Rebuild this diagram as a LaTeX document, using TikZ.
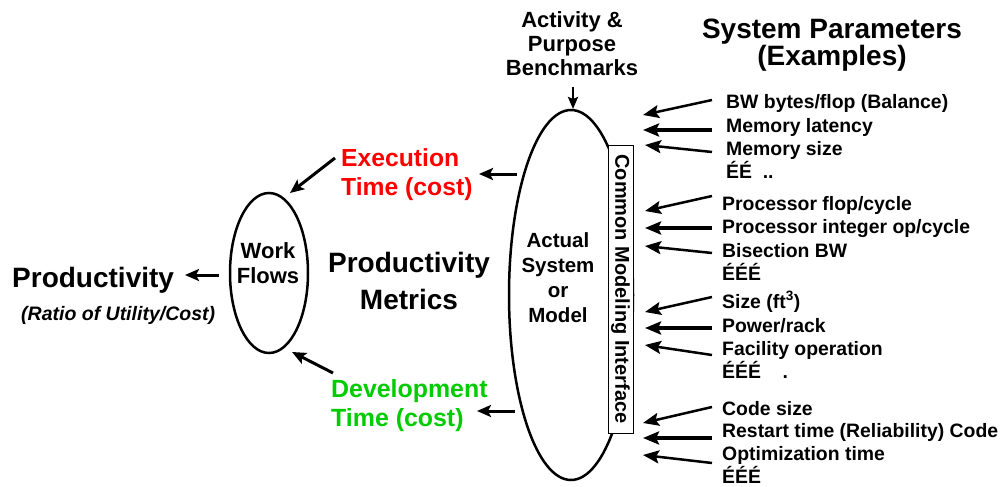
\documentclass[tikz,border=0pt]{standalone}
\usepackage{fontspec}
\setmainfont{Liberation Sans}
\usepackage{tikz}
\usetikzlibrary{arrows.meta,positioning,shapes.geometric}

\definecolor{costred}{RGB}{255,0,0}
\definecolor{costgreen}{RGB}{0,204,0}

\newcommand{\fsz}[2]{\fontsize{#1}{#2}\selectfont\bfseries}

\tikzset{
  txt/.style={inner sep=0pt, align=center},
  param/.style={inner sep=0pt, anchor=base west, font=\fsz{19.4}{23}},
  parrow/.style={line width=2.5pt, -{Stealth[length=16pt,width=13pt,inset=3pt]}},
  harrow/.style={line width=4pt, -{Stealth[length=16pt,width=13pt,inset=3pt]}},
  marrow/.style={line width=3pt, -{Stealth[length=14pt,width=12pt,inset=3pt]}},
}

\begin{document}
\begin{tikzpicture}[x=1pt, y=-1pt, thin]
  \useasboundingbox (0,0) rectangle (1005,487);

  % the system or model
  \node[ellipse, draw, line width=2.5pt, minimum width=124pt, minimum height=370pt, inner sep=0pt] (sysell) at (571,295) {};
  \node[txt, font=\fsz{20.5}{25}, anchor=north] (sys) at (558,232) {Actual\\System\\or\\Model};
  \node[draw, fill=white, line width=1pt, rotate=-90, minimum width=288pt, minimum height=25pt, inner sep=0pt,
        font=\fsz{20}{20}] (cmi) at (620.5,289) {Common Modeling Interface};

  % benchmarks
  \node[txt, font=\fsz{22}{24}, anchor=north] (bench) at (572,11) {Activity \&\\Purpose\\Benchmarks};
  \coordinate (benchtip) at (573,109);
  \draw[line width=2.5pt, -{Stealth[length=12pt,width=10pt,inset=2pt]}] (573,87) -- (benchtip);

  % system parameters
  \node[txt, font=\fsz{28}{24}, anchor=north] (syspar) at (832,19) {System Parameters\\(Examples)};

  \node[param] (p11) at (726,109) {BW bytes/flop (Balance)};
  \node[param] (p12) at (726,132) {Memory latency};
  \node[param] (p13) at (726,155) {Memory size};
  \node[param] (p14) at (726,178) {ÉÉ\ \ ..};

  \node[param] (p21) at (722,210) {Processor flop/cycle};
  \node[param] (p22) at (722,233) {Processor integer op/cycle};
  \node[param] (p23) at (722,257) {Bisection BW};
  \node[param] (p24) at (722,280) {ÉÉÉ};

  \node[param] (p31) at (722,308) {Size (ft\textsuperscript{3})};
  \node[param] (p32) at (722,332) {Power/rack};
  \node[param] (p33) at (722,355) {Facility operation};
  \node[param] (p34) at (722,378) {ÉÉÉ\ \ \ \ .};

  \node[param] (p41) at (722,415) {Code size};
  \node[param] (p42) at (722,437) {Restart time (Reliability) Code};
  \node[param] (p43) at (722,460) {Optimization time};
  \node[param] (p44) at (722,483.5) {ÉÉÉ};

  % arrows into the interface
  \coordinate (s11) at (712,100); \coordinate (t11) at (643,115);
  \coordinate (s12) at (712,130); \coordinate (t12) at (643,130);
  \coordinate (s13) at (712,152); \coordinate (t13) at (645,145);
  \coordinate (s21) at (712,196); \coordinate (t21) at (645,211);
  \coordinate (s22) at (712,228); \coordinate (t22) at (645,228);
  \coordinate (s23) at (712,253); \coordinate (t23) at (645,246);
  \coordinate (s31) at (712,297); \coordinate (t31) at (645,312);
  \coordinate (s32) at (712,328); \coordinate (t32) at (645,328);
  \coordinate (s33) at (712,355); \coordinate (t33) at (645,345);
  \coordinate (s41) at (712,407); \coordinate (t41) at (643,423);
  \coordinate (s42) at (712,438); \coordinate (t42) at (643,438);
  \coordinate (s43) at (712,463); \coordinate (t43) at (643,455);

  \draw[parrow] (s11) -- (t11);
  \draw[harrow] (s12) -- (t12);
  \draw[parrow] (s13) -- (t13);
  \draw[parrow] (s21) -- (t21);
  \draw[harrow] (s22) -- (t22);
  \draw[parrow] (s23) -- (t23);
  \draw[parrow] (s31) -- (t31);
  \draw[harrow] (s32) -- (t32);
  \draw[parrow] (s33) -- (t33);
  \draw[parrow] (s41) -- (t41);
  \draw[harrow] (s42) -- (t42);
  \draw[parrow] (s43) -- (t43);

  % costs
  \node[txt, font=\fsz{24.7}{29}, text=costred, align=left, anchor=north west] (exec) at (341,148) {Execution\\Time (cost)};
  \node[txt, font=\fsz{24.9}{29}, text=costgreen, align=left, anchor=north west] (devel) at (331,379) {Development\\Time (cost)};
  \coordinate (execfrom) at (517,174);
  \coordinate (exectip) at (479,174);
  \coordinate (develfrom) at (515,411);
  \coordinate (develtip) at (477,411);
  \draw[marrow] (execfrom) -- (exectip);
  \draw[marrow] (develfrom) -- (develtip);

  % work flows
  \node[ellipse, draw, line width=2.5pt, minimum width=78pt, minimum height=160pt, inner sep=0pt] (wfell) at (269,273) {};
  \node[txt, font=\fsz{22}{25}] (wf) at (268,263) {Work\\Flows};
  \coordinate (wftop) at (290,193);
  \coordinate (wfbot) at (292,352);
  \draw[marrow] (335,158) -- (wftop);
  \draw[marrow] (333,373) -- (wfbot);

  % productivity
  \node[txt, font=\fsz{28}{37}, anchor=north] (metrics) at (409,252) {Productivity\\Metrics};
  \node[inner sep=0pt, anchor=base west, font=\fsz{28}{29}] (prod) at (12,287) {Productivity};
  \node[inner sep=0pt, anchor=base west, font=\fsz{19.5}{20}\itshape] (ratio) at (21,320) {(Ratio of Utility/Cost)};
  \coordinate (prodtip) at (185,275);
  \draw[marrow] (wfell.west) ++(-10,2) -- (prodtip);
\end{tikzpicture}
\end{document}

#### REQUIREMENT:
Repeat, with no pictures, each line from the beginning of the data through the line containing "anchor=north] (syspar) at", inclusive.

#### RESPONSE TO THIS EXERCISE:
Rebuild this diagram as a LaTeX document, using TikZ.
\documentclass[tikz,border=0pt]{standalone}
\usepackage{fontspec}
\setmainfont{Liberation Sans}
\usepackage{tikz}
\usetikzlibrary{arrows.meta,positioning,shapes.geometric}

\definecolor{costred}{RGB}{255,0,0}
\definecolor{costgreen}{RGB}{0,204,0}

\newcommand{\fsz}[2]{\fontsize{#1}{#2}\selectfont\bfseries}

\tikzset{
  txt/.style={inner sep=0pt, align=center},
  param/.style={inner sep=0pt, anchor=base west, font=\fsz{19.4}{23}},
  parrow/.style={line width=2.5pt, -{Stealth[length=16pt,width=13pt,inset=3pt]}},
  harrow/.style={line width=4pt, -{Stealth[length=16pt,width=13pt,inset=3pt]}},
  marrow/.style={line width=3pt, -{Stealth[length=14pt,width=12pt,inset=3pt]}},
}

\begin{document}
\begin{tikzpicture}[x=1pt, y=-1pt, thin]
  \useasboundingbox (0,0) rectangle (1005,487);

  % the system or model
  \node[ellipse, draw, line width=2.5pt, minimum width=124pt, minimum height=370pt, inner sep=0pt] (sysell) at (571,295) {};
  \node[txt, font=\fsz{20.5}{25}, anchor=north] (sys) at (558,232) {Actual\\System\\or\\Model};
  \node[draw, fill=white, line width=1pt, rotate=-90, minimum width=288pt, minimum height=25pt, inner sep=0pt,
        font=\fsz{20}{20}] (cmi) at (620.5,289) {Common Modeling Interface};

  % benchmarks
  \node[txt, font=\fsz{22}{24}, anchor=north] (bench) at (572,11) {Activity \&\\Purpose\\Benchmarks};
  \coordinate (benchtip) at (573,109);
  \draw[line width=2.5pt, -{Stealth[length=12pt,width=10pt,inset=2pt]}] (573,87) -- (benchtip);

  % system parameters
  \node[txt, font=\fsz{28}{24}, anchor=north] (syspar) at (832,19) {System Parameters\\(Examples)};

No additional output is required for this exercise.